Sunday, January 26, 2014

Be careful what you wish for...

In the 1999 pre-budget report, Chancellor Gordon Brown announced that, from the following year, over-75s would get their tv licence fees free. The BBC welcomed "this imaginative and innovative approach to a long-standing issue". At that time, a tv licence cost £101, and with 3 million households likely to benefit, the Department of Work and Pensions would have to stump up £303 million to Auntie in the first year.

The eyes of the BBC suits were on the real prize, which came in 2000 from Culture Secretary Chris Smith - a deal to raise the licence fee by RPI plus 1.5% every year in April. Trebles all round.

Spool forward to October 2010, and the licence-fee-deal-done-in-a-weekend, between Mark Thompson and Jeremy Hunt. The licence was frozen at £142.50 for six years, representing at least a 16% cut in real terms - and the BBC would have to pay for World Service, BBC Monitoring, give cash support to commercial local tv, S4C and rural broadband.

If you remember, all this cash was to avoid having to make an open-ended commitment to paying for over-75 licences from the licence fee - now up to £556m and rising. The Guardian reported a political source saying, "A number of us were horrified at the proposal. Over the last three days we had to find a way to make [an alternative] happen."

Another spool forward, to this Saturday's Daily Mail. Three Tory ministers - could any of them be associated with the Department for Work and Pensions ? - want to make the BBC to pick up the cost for over-75 licences in future. "It will be top of the list in the negotiations over charter renewal,’ said one. The current bill is some £600m - spookily, making the BBC cover the cost would be a 16% cut in income - but one that's bound to grow.

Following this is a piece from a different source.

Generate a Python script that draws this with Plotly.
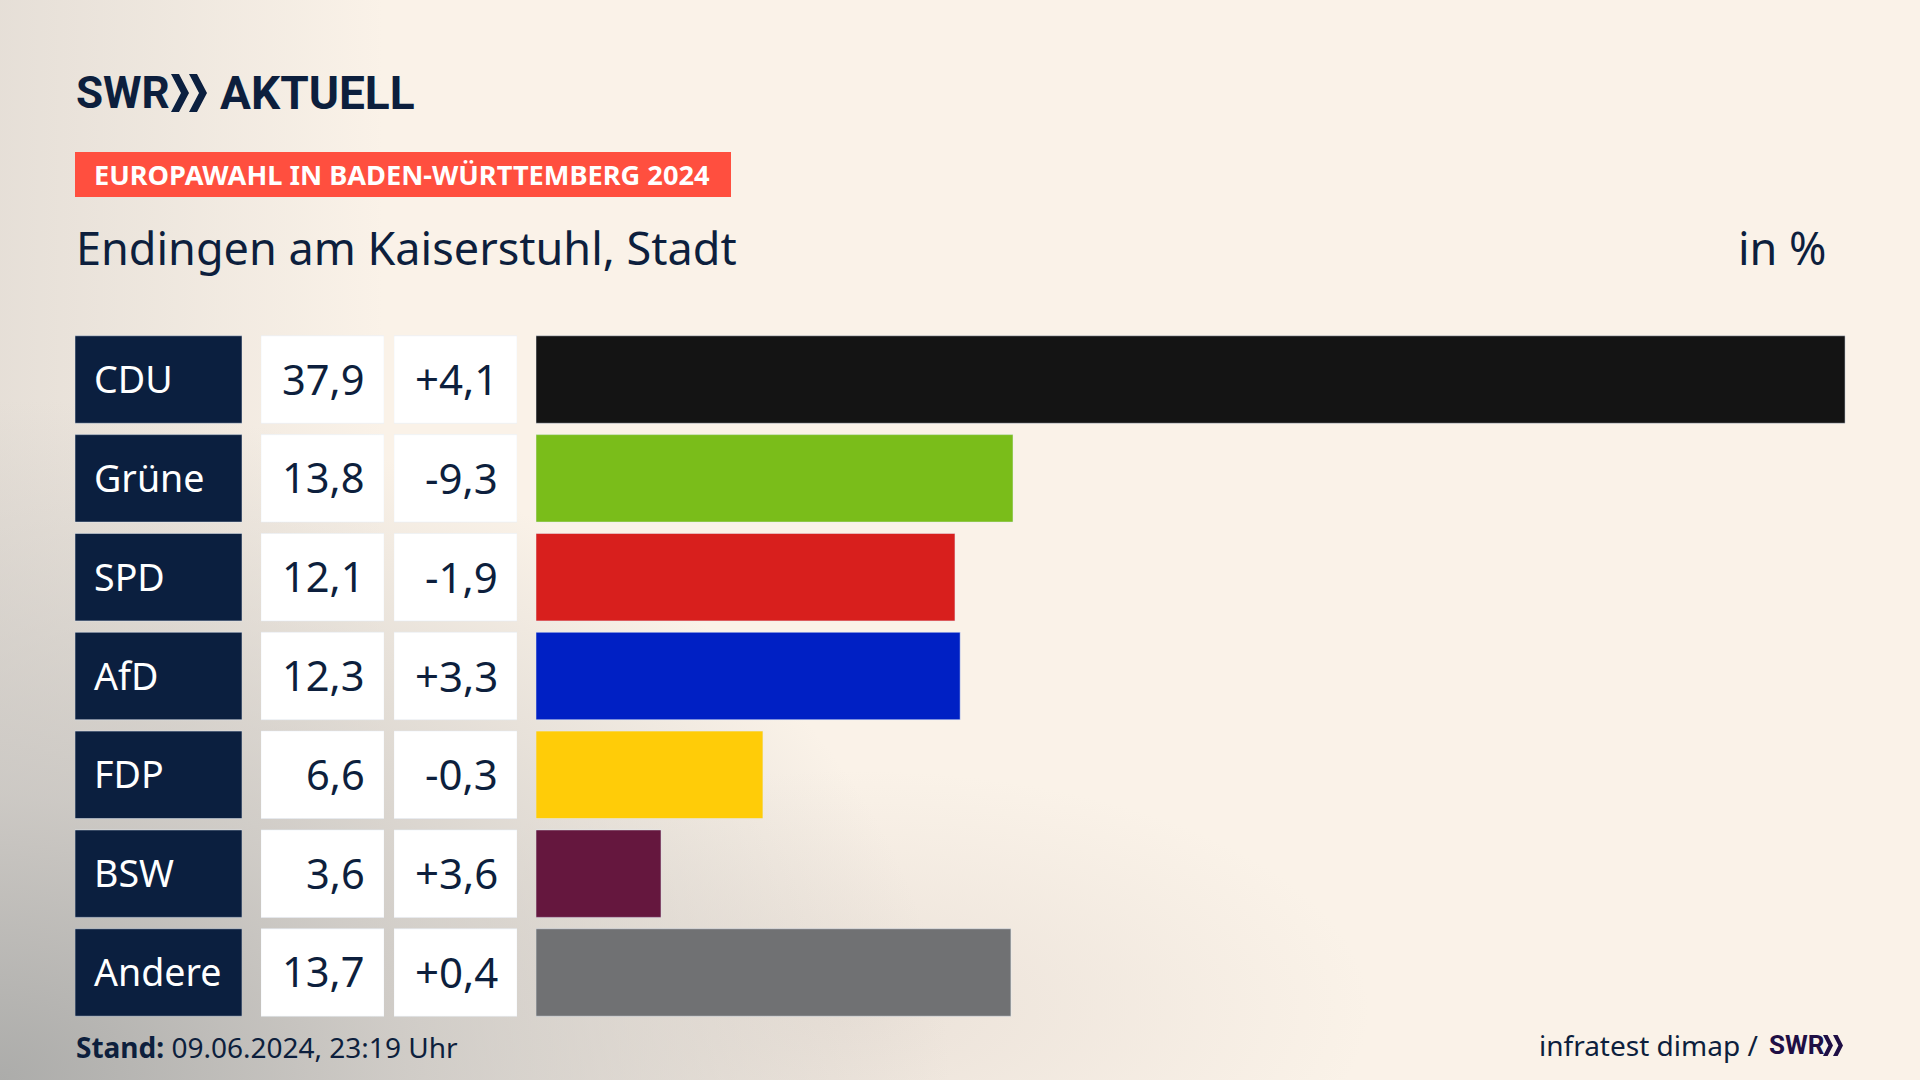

We warned before, that, away from interesting but futile discussions about digital futures and the meaning of public service broadcasting, this Charter Renewal is going to boil down to another discussion about the size of the licence fee - and what the BBC can afford to do when it's settled. A regressive settlement would be a really bad outcome.

1 comment:

  1. In 2017, though I doubt if I will be here to see it, I would prefer NO BBC whatsoever. Nada. Zilch. Wotever people say these days. I lived with the BBC all my working life abroad and I honestly relied on it. But now, since retirement I find almost the whole output of the service, especially TV, to be beyond the Pale. And after working all over the world (and in some parts of Aberdeen) I do wonder why, on pain of criminal conviction, I need to pay a BBC TV Tax? It is obscene.
    The BBC would be the first to spout off about it in other countries. It must end. SOON. So that I may live to see the end of the Paxmans et al., who last year condemned the commemoration of the Great War and now have their very own programmes "celebrating" it. (Though probably not paid on a PAYE basis for their troubles!)
    GET RID! SOON! Please, dear God, let me live to see the day this abominable Telly Tax on the British people is abolished.